Measuring altitude shows the elevation of land or the height of an aircraft. The typical starting point for altitude measurements is sea level, though some instruments use varying points to determine the level of the sea. The barometric pressure drops as altitude increases, so aircraft height is measured with a barometric pressure reading instrument. Altitude is also shown on a Global Positioning System, but typically from a different sea level reference. Problems arise for pilots using either means of determining altitude, but air traffic controllers make corrective compensations.
Things You'll Need
- Barometric altimeter
- Global Positioning System
Check in with the nearest air traffic controller for a barometric pressure reading before takeoff.
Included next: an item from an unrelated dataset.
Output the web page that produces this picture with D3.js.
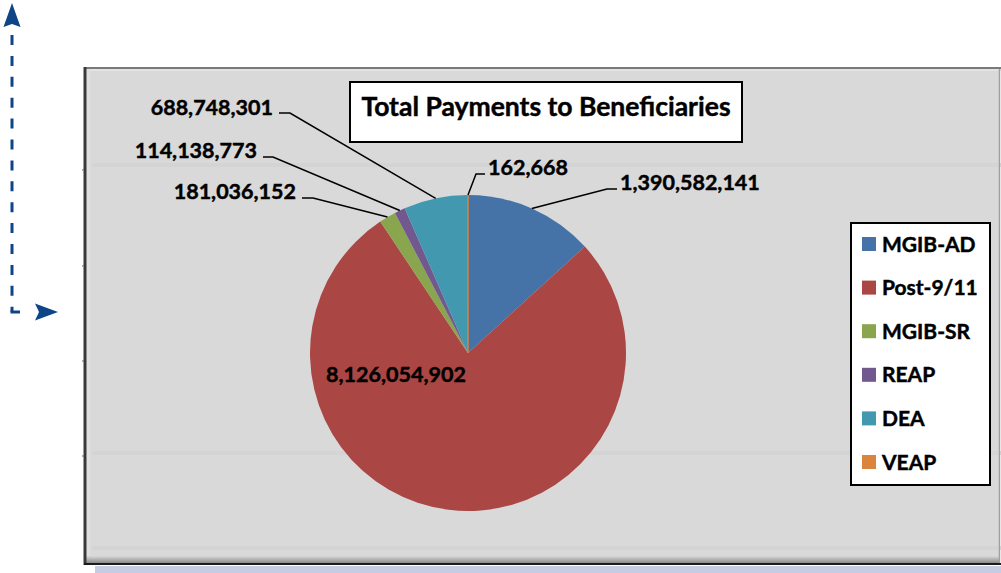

Small municipal airports don't always have an ATC working in an on-site tower. Often one control tower serves several nearby general aviation airports.
Dial the barometer reading into your altimeter with the setting knob. This makes up for any pressure differences in the atmosphere such as a storm carrying low pressure that would otherwise interfere with determining altitude.
Read the needle position on the altimeter dial measuring altitude in feet as the aircraft climbs and drops. Fly at the altitude prescribed by the air traffic controller for your heading to maintain a safe altitude for all other air traffic.
Set a GPS for altitude measurements. Read the elevation given for your proximity. Use the pressure altitude setting if available on the GPS when checking aircraft altitude. The pressure setting uses a barometric indicator similar to the barometric altimeter of aircraft. Check with a nearby air traffic controller for the local barometer reading to make pressure compensations for your altitude reading. Tell the ATC you're using GPS altitude measurements if pressure readings are not available.